The above results show that RMFs with MnO2/Al film and a smaller modulation period have a higher reactivity and lower Tlir. Therefore, the MnO2/Al-132 nm had a higher reaction rate. By choosing different materials and comparing different structures, we obtained an EFP ((MnO2-Al)III-Al2O3-Al) with better performance than that in the reference [22]. It can be found in the thermal behavior and laser ignition of the RMFs that the reactivity and ignition sensitivity of the flame for the MnO2/Al nm film was more superior than that for the TiO2/Al and CuO/Al film, which caused the flame mass to be distributed over a larger volume. Furthermore, MnO2/Al-132 nm film not only has the lowest reaction activation energy and high heat release, but also has the lowest laser reflectivity.
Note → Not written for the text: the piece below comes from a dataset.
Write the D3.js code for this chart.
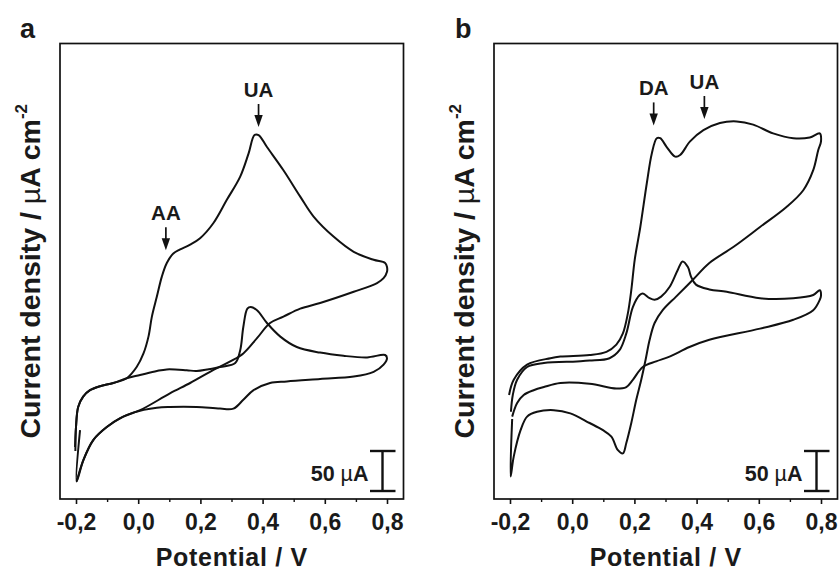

This explained the high energy conversion efficiency and energy release rate of MnO2/Al-132 nm film in laser ignition. These excellent properties determined that the MnO2/Al-132 nm film exhibited excellent performances with a maximum flame area, reaction area, and flyer velocity.

Conclusions

In this study, three types of RMFs (TiO2/Al, MnO2/Al, and CuO/Al) and EFPs with two different modulation periods (i.e., 400 and 132 nm) were prepared by magnetron sputtering. Using FESEM, the cross-section showed the structure of the RMFs, and the layers were tightly combined. Using high-speed video and spectrometers to measure the ignition flame and laser reflectivity of thin films, the RMFs with a modulation period of 132 nm had the maximum ignition flame areas and minimum reflectivities. Furthermore, the MnO2/Al-132 nm had the highest reaction area and the lowest reflectivity. Specifically, the laser-induced energy release performance of the RMFs was significantly improved, compared with the single-layer Al film. Among them, the RMF of MnO2/Al was the best material to improve the energy release performance. From the velocity curve of the EFP, the flyer plate of the MnO2/Al with three modulation periods also showed a higher velocity. The energy coupling efficiency of the laser and thin film could be easily tuned by controlling the material and modulation period of the RMFs, therefore changing the ignition performance of the RMFs. Moreover, this behavior was consistent with a laser-induced ignition model. The RMF preparation detailed in this article exhibited a controlled ignition performance, and the RMF of particular materials could potentially be used in high safety ignition under a complex electromagnetic environment, especially in optimizing the launch and impact characteristics of laser-driven flyer plate.